Osmanlı İmparatorluğu’nun 1. Dünya Savaşı’ndan yenik çıkması üzerine imzalanan Mondros Ateşkes Anlaşması, ülkeyi ordusuz bırakmıştı.
27 Aralık 1919’da Pozantı bölgesini Fransız 412. Taburu işgal etti. İşgalin komutanı Fransızların ‘Verdün Kahramanı’ olarak bildikleri, Binbaşı Pierre Mesnil idi. Pozantı’nın ve beraberinde Gülek’in işgali, Anadolu’da ortaya çıkan direnişin Akdeniz ile bağlantısını kesecekti. Bunun üzerine bölgedeki kuvayımilliye güçleri de Kavaklıhan Müfrezesi’ni oluşturarak Pozantı’yı kuşattı.
1 Nisan 1920’de Türk komutan Tekelioğlu Sinan, Adana’daki Fransız İşgal Komutanı General Dufieux’ya telgraf çekerek Adana ve çevresini boşaltmasını istedi. General Dufieux’nun Pozantı’ya yardım için gönderdiği müfrezeler, kuvayımilliyecilerin yoğun direnişi ile püskürtüldü. Belemedik ve Kavaklıhan bölgelerinde sert çatışmalar oldu.
13 Nisan’da Mustafa Kemal Paşa, Yüzbaşı Saffet Bey’i Pozantı Kuşatma Komutanı olarak atadı. Fransız askerler Tarsus’a çekilmek zorunda kalınca, havadan yardım ulaştırmayı denediler. Bu da yeterli gelmeyince, Pozantı tamamen Türk askerlerinin kuşatmasıyla karşılaştı.
Türk askeri karşısında iki kez mağlup olan Dufieux, Mesnil’e “Pozantı’dan çıkaran Namrun-Gözne üzerinden Mersin’e geçmesini, isterse teslim olabileceğini” bildirdi.
Binbaşı Mesnil, 9 subay, 696 asker, 1 yaralı subay, 8 yaralı asker, 4 süvariden oluşan birliğiyle, 44 sivil gayrimüslim ve 39 Türk esirini de yanı alarak gece karanlığının yardımıyla Pozantı’dan ayrıldı. 26 Mayıs’ta yolda karşılaşıp esir alınan Kumcu Veli isimli Gülek köylüsü onları Tarsus yönü yerine Karboğazı yönüne götürdü. Diğer köylüler de kuvayımilliye birliklerine haber verdiler.

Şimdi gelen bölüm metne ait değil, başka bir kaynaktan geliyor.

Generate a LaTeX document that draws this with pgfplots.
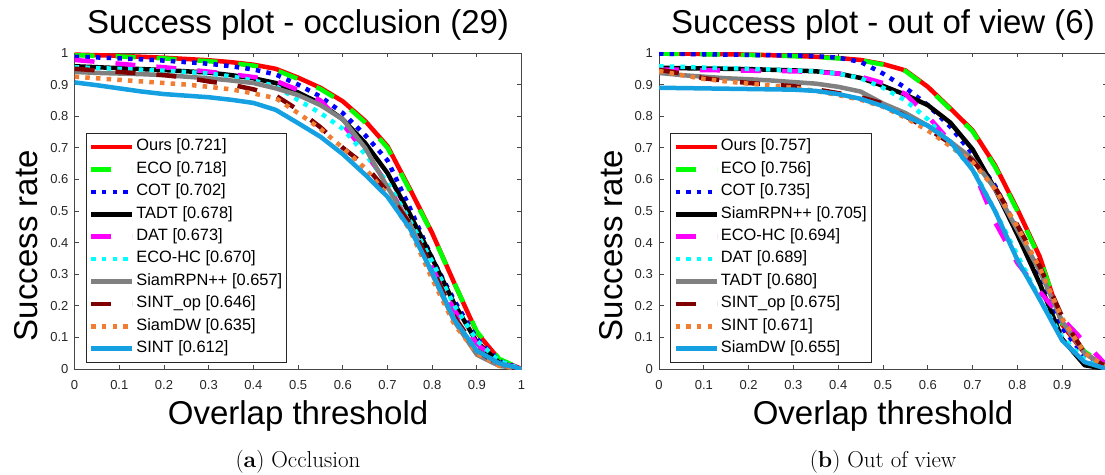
\documentclass[border=0pt]{standalone}
\usepackage{fontspec}
\newfontfamily\hv{Liberation Sans}
\usepackage{pgfplots}
\usepackage{pgfplotstable}
\pgfplotsset{compat=1.18}

\definecolor{cRed}{RGB}{255,0,0}
\definecolor{cGreen}{RGB}{0,255,0}
\definecolor{cBlue}{RGB}{0,0,255}
\definecolor{cBlack}{RGB}{0,0,0}
\definecolor{cMag}{RGB}{255,0,255}
\definecolor{cCyan}{RGB}{0,255,255}
\definecolor{cGray}{RGB}{128,128,128}
\definecolor{cDRed}{RGB}{128,0,0}
\definecolor{cOrange}{RGB}{240,125,50}
\definecolor{cLBlue}{RGB}{20,160,225}
\definecolor{frame}{RGB}{70,70,70}

\pgfplotstableread{
x    A     B     C     D     E     F     G     H     I     J
0    0.995 0.993 0.988 0.958 0.978 0.955 0.940 0.950 0.925 0.907
0.05 0.993 0.991 0.986 0.955 0.972 0.952 0.937 0.945 0.920 0.898
0.10 0.991 0.989 0.983 0.952 0.966 0.950 0.935 0.940 0.915 0.888
0.15 0.988 0.986 0.980 0.949 0.960 0.947 0.933 0.935 0.910 0.878
0.20 0.985 0.983 0.976 0.946 0.955 0.944 0.930 0.930 0.905 0.870
0.25 0.981 0.978 0.971 0.942 0.948 0.940 0.925 0.922 0.900 0.865
0.30 0.977 0.974 0.966 0.938 0.941 0.935 0.920 0.910 0.893 0.860
0.35 0.971 0.968 0.958 0.930 0.933 0.926 0.913 0.900 0.885 0.852
0.40 0.963 0.960 0.948 0.920 0.924 0.913 0.905 0.885 0.872 0.842
0.45 0.950 0.946 0.932 0.905 0.912 0.895 0.888 0.865 0.857 0.820
0.50 0.922 0.918 0.900 0.875 0.883 0.851 0.867 0.820 0.810 0.778
0.55 0.890 0.886 0.862 0.840 0.850 0.810 0.835 0.765 0.760 0.735
0.60 0.847 0.843 0.810 0.790 0.775 0.760 0.790 0.700 0.700 0.680
0.65 0.785 0.780 0.740 0.715 0.685 0.680 0.700 0.645 0.635 0.615
0.70 0.705 0.700 0.660 0.620 0.585 0.590 0.575 0.560 0.550 0.545
0.75 0.570 0.565 0.510 0.490 0.455 0.470 0.460 0.460 0.440 0.445
0.80 0.430 0.428 0.350 0.350 0.320 0.340 0.300 0.320 0.285 0.305
0.85 0.270 0.270 0.215 0.205 0.185 0.200 0.150 0.165 0.140 0.155
0.90 0.115 0.118 0.095 0.085 0.080 0.090 0.045 0.060 0.050 0.058
0.95 0.030 0.032 0.025 0.020 0.020 0.025 0.010 0.012 0.010 0.018
1.00 0.000 0.000 0.000 0.000 0.000 0.000 0.000 0.000 0.000 0.000
}\occl

\pgfplotstableread{
x    A     B     C     D     E     F     G     H     I     J
0    0.999 0.998 0.998 0.953 0.948 0.958 0.937 0.947 0.943 0.890
0.05 0.998 0.997 0.997 0.952 0.947 0.956 0.930 0.935 0.930 0.889
0.10 0.997 0.996 0.996 0.951 0.946 0.954 0.925 0.920 0.918 0.888
0.15 0.996 0.995 0.995 0.950 0.945 0.952 0.920 0.912 0.910 0.887
0.20 0.995 0.994 0.994 0.949 0.944 0.950 0.917 0.905 0.903 0.886
0.25 0.993 0.992 0.993 0.947 0.943 0.948 0.913 0.900 0.897 0.885
0.30 0.991 0.990 0.992 0.945 0.942 0.945 0.908 0.895 0.890 0.884
0.35 0.988 0.987 0.990 0.942 0.940 0.942 0.903 0.885 0.880 0.880
0.40 0.984 0.983 0.985 0.935 0.935 0.935 0.893 0.873 0.867 0.870
0.45 0.978 0.977 0.972 0.921 0.925 0.920 0.878 0.860 0.852 0.855
0.50 0.965 0.963 0.935 0.896 0.905 0.890 0.840 0.840 0.830 0.832
0.55 0.945 0.943 0.890 0.868 0.870 0.850 0.810 0.800 0.795 0.800
0.60 0.893 0.890 0.835 0.835 0.800 0.790 0.770 0.760 0.755 0.770
0.65 0.825 0.822 0.767 0.780 0.720 0.710 0.720 0.715 0.705 0.720
0.70 0.755 0.752 0.680 0.695 0.635 0.635 0.665 0.660 0.655 0.630
0.75 0.645 0.640 0.580 0.570 0.465 0.500 0.570 0.575 0.570 0.500
0.80 0.505 0.500 0.440 0.425 0.335 0.360 0.440 0.455 0.450 0.345
0.85 0.355 0.350 0.300 0.270 0.245 0.220 0.310 0.325 0.320 0.220
0.90 0.140 0.145 0.130 0.095 0.160 0.100 0.150 0.165 0.160 0.090
0.95 0.050 0.055 0.040 0.012 0.085 0.030 0.050 0.050 0.050 0.022
1.00 0.005 0.008 0.005 0.000 0.010 0.005 0.005 0.005 0.005 0.000
}\oov

\pgfplotsset{
  succ/.style={
    scale only axis, height=316pt,
    xmin=0, xmax=1, ymin=0, ymax=1,
    xtick={0,0.1,0.2,0.3,0.4,0.5,0.6,0.7,0.8,0.9,1},
    ytick={0,0.1,0.2,0.3,0.4,0.5,0.6,0.7,0.8,0.9,1},
    tick align=inside, major tick length=4.5pt, tick pos=both,
    axis line style={draw=frame, line width=0.9pt},
    every tick/.style={draw=frame, line width=0.9pt},
    /pgf/number format/assume math mode=true,
    tick label style={font=\hv\fontsize{13}{15}\selectfont, text=black!85, inner sep=0pt},
    xticklabel style={anchor=base, yshift=-20.5pt},
    yticklabel style={anchor=east, xshift=-6pt},
    title style={font=\hv\fontsize{33}{40}\selectfont, at={(axis description cs:0.5,1.0443)}, anchor=base, inner sep=0pt},
    xlabel style={font=\hv\fontsize{33}{40}\selectfont, at={(axis description cs:0.5,-0.1772)}, anchor=base, inner sep=0pt},
    ylabel style={font=\hv\fontsize{33}{40}\selectfont, at={(axis description cs:-0.0819,0.39)}, anchor=base, inner sep=0pt},
    xlabel={Overlap threshold}, ylabel={Success rate},
    legend cell align=left,
    legend style={at={(axis description cs:0.0255,0.747)}, anchor=north west,
      font=\hv\fontsize{16.4}{20}\selectfont, draw=black!85, line width=0.8pt,
      inner sep=2.5pt, row sep=0pt,
      nodes={inner xsep=2pt, inner ysep=0pt, text height=15pt, text depth=7.4pt}},
    legend image code/.code={\draw[##1] (0pt,0pt) -- (41pt,0pt);},
    every axis plot/.append style={line width=4.5pt, line join=round},
  },
  sSolid/.style={solid},
  sDash/.style={dash pattern=on 20pt off 21pt},
  sDot/.style={dash pattern=on 4.5pt off 6.2pt},
}

\begin{document}
\begin{tikzpicture}
\begin{axis}[succ, width=447pt, at={(74.6pt,105pt)}, anchor=south west,
  title={Success plot - occlusion (29)}]
\addplot[cRed, sSolid] table[x=x,y=A]{\occl}; \addlegendentry{Ours [0.721]}
\addplot[cGreen, sDash] table[x=x,y=B]{\occl}; \addlegendentry{ECO [0.718]}
\addplot[cBlue, sDot] table[x=x,y=C]{\occl}; \addlegendentry{COT [0.702]}
\addplot[cBlack, sSolid] table[x=x,y=D]{\occl}; \addlegendentry{TADT [0.678]}
\addplot[cMag, sDash] table[x=x,y=E]{\occl}; \addlegendentry{DAT [0.673]}
\addplot[cCyan, sDot] table[x=x,y=F]{\occl}; \addlegendentry{ECO-HC [0.670]}
\addplot[cGray, sSolid] table[x=x,y=G]{\occl}; \addlegendentry{SiamRPN++ [0.657]}
\addplot[cDRed, sDash] table[x=x,y=H]{\occl}; \addlegendentry{SINT\_op [0.646]}
\addplot[cOrange, sDot] table[x=x,y=I]{\occl}; \addlegendentry{SiamDW [0.635]}
\addplot[cLBlue, sSolid] table[x=x,y=J]{\occl}; \addlegendentry{SINT [0.612]}
\end{axis}

\begin{axis}[succ, width=448pt, at={(659pt,105pt)}, anchor=south west,
  ylabel style={at={(axis description cs:-0.0817,0.39)}},
  xticklabels={0,0.1,0.2,0.3,0.4,0.5,0.6,0.7,0.8,0.9,{}},
  title={Success plot - out of view (6)}]
\addplot[cRed, sSolid] table[x=x,y=A]{\oov}; \addlegendentry{Ours [0.757]}
\addplot[cGreen, sDash] table[x=x,y=B]{\oov}; \addlegendentry{ECO [0.756]}
\addplot[cBlue, sDot] table[x=x,y=C]{\oov}; \addlegendentry{COT [0.735]}
\addplot[cBlack, sSolid] table[x=x,y=D]{\oov}; \addlegendentry{SiamRPN++ [0.705]}
\addplot[cMag, sDash] table[x=x,y=E]{\oov}; \addlegendentry{ECO-HC [0.694]}
\addplot[cCyan, sDot] table[x=x,y=F]{\oov}; \addlegendentry{DAT [0.689]}
\addplot[cGray, sSolid] table[x=x,y=G]{\oov}; \addlegendentry{TADT [0.680]}
\addplot[cDRed, sDash] table[x=x,y=H]{\oov}; \addlegendentry{SINT\_op [0.675]}
\addplot[cOrange, sDot] table[x=x,y=I]{\oov}; \addlegendentry{SINT [0.671]}
\addplot[cLBlue, sSolid] table[x=x,y=J]{\oov}; \addlegendentry{SiamDW [0.655]}
\end{axis}

\node[anchor=base, font=\fontsize{23}{27}\selectfont, inner sep=0pt] at (298pt,7pt) {(\textbf{a}) Occlusion};
\node[anchor=base, font=\fontsize{23}{27}\selectfont, inner sep=0pt] at (883pt,7pt) {(\textbf{b}) Out of view};

\pgfresetboundingbox
\useasboundingbox (0pt,0pt) rectangle (1105pt,474pt);
\end{tikzpicture}
\end{document}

‘Kara Afet’ lakaplı ‘Kara Bomba Müfrezesi’ Komutanı Üsteğmen Hasan Fehmi Bey ve askerleri, Pazın Çukuru’nda Fransızları tuzağa düşürdü. Öncü birliğin 120 askeri komutanları ile birlikte esir edildi.
27 Mayıs’ı 28 Mayıs’a bağlayan gece yoğun ateş altında kalan ve yağmur altında ciddi kayıplar veren Fransızlar için çıkış yolu kalmadı. Binbaşı Mesnil, teslim şartlarını müzakere etmek istedi. Fransızca bilen Teğmen Besim aracılığıyla yapılan görüşmeler sonrasında 1 binbaşı, 3 yüzbaşı, bir doktor, 5 teğmen, 522 asker, 150 yaralı ile birlikte 2 kıta dağ topu, 830 tüfek, 13 makineli tüfek, 27 otomatik tüfek ile önemli miktarda teçhizatı teslim alındı.
Esirler, pilav ve ayranla ağırlandıktan sonra trenlere bindirilerek Kayseri’deki cezaevine gönderildiler. Güçlü silahlarla donatılmış, 600’den fazlası asker 718 kişilik taburu esir alan 44 kahraman, Mustafa Kemal Paşa tarafından gönderilen telgrafla tebrik edildi.
Bu zaferle birlikte, Fransızların Akdeniz Bölgesi’nde tutunma imkanları olmadığı anlaşıldı. Sonrasında işgal güçleri bölgeyi tamamen terk edinceye kadar mücadele devam etti.